## Begin Exercise inputs

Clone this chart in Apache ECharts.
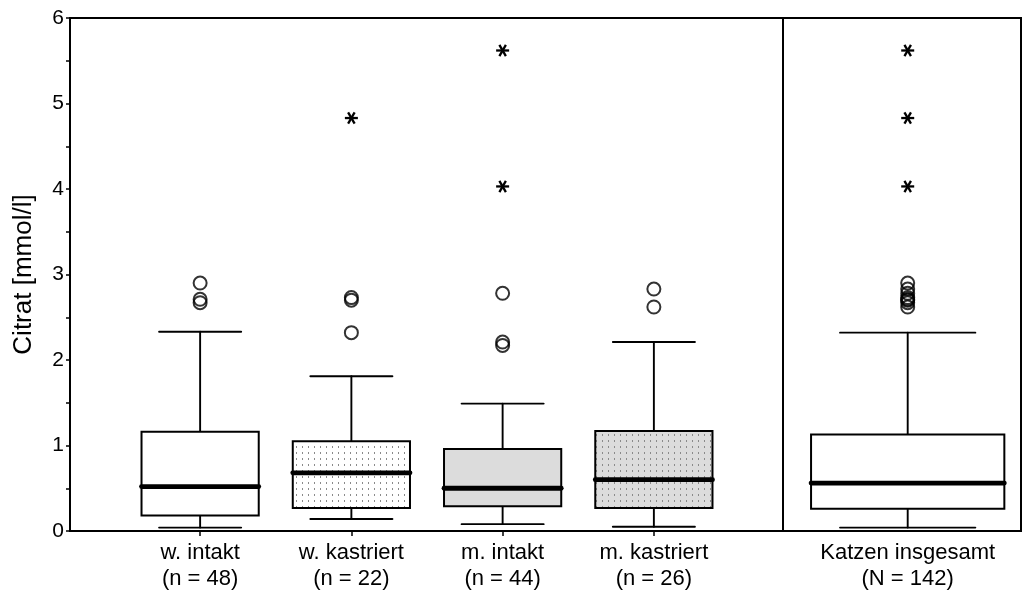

## End Exercise inputs
## Begin Exercise inputs

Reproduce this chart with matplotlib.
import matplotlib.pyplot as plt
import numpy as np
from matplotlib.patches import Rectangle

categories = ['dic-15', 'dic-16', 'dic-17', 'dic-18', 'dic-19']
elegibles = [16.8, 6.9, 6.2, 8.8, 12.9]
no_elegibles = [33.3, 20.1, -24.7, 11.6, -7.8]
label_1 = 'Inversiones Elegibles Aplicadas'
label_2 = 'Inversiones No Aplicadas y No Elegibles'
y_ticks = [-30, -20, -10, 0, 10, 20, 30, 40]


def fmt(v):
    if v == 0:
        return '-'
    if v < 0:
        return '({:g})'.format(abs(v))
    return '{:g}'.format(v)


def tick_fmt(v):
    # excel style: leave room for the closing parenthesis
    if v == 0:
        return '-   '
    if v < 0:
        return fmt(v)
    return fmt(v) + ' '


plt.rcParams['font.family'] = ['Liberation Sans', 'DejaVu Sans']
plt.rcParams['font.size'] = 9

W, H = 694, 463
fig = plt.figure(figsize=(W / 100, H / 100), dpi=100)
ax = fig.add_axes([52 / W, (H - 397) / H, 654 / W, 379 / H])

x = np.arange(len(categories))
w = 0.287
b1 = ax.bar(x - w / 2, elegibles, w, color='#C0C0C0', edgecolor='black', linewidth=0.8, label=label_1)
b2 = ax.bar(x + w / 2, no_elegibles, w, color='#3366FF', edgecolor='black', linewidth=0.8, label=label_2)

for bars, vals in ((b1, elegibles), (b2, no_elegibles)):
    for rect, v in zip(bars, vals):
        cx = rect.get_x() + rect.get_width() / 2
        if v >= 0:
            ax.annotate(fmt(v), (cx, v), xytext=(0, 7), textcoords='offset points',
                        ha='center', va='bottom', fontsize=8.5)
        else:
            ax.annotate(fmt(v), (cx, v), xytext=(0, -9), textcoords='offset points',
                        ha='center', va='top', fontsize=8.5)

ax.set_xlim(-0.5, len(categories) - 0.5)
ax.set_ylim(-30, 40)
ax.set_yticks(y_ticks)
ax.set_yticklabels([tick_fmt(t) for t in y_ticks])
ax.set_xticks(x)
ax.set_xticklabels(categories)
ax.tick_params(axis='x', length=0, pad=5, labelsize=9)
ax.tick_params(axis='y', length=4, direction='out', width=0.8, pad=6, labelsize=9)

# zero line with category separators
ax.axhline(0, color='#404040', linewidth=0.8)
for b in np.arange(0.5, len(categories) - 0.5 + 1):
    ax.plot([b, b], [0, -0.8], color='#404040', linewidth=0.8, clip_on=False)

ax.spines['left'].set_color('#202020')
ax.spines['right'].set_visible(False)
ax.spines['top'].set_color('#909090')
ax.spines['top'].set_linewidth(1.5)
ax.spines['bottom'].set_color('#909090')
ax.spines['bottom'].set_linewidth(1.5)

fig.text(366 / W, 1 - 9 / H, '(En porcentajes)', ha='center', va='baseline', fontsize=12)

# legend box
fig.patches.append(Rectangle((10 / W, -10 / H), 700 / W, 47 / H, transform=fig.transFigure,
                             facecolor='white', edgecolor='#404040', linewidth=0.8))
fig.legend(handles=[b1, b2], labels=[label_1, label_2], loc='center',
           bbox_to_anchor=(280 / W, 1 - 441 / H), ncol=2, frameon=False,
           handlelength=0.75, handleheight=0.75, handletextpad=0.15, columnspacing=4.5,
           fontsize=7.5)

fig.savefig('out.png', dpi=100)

## End Exercise inputs

Short problem: Retype only this portion of the data above: the line containing "Reproduce this chart with matplotlib.", the line containing "from matplotlib.patches import Rectangle", and all lines between them, exactly.

Complete output:
Reproduce this chart with matplotlib.
import matplotlib.pyplot as plt
import numpy as np
from matplotlib.patches import Rectangle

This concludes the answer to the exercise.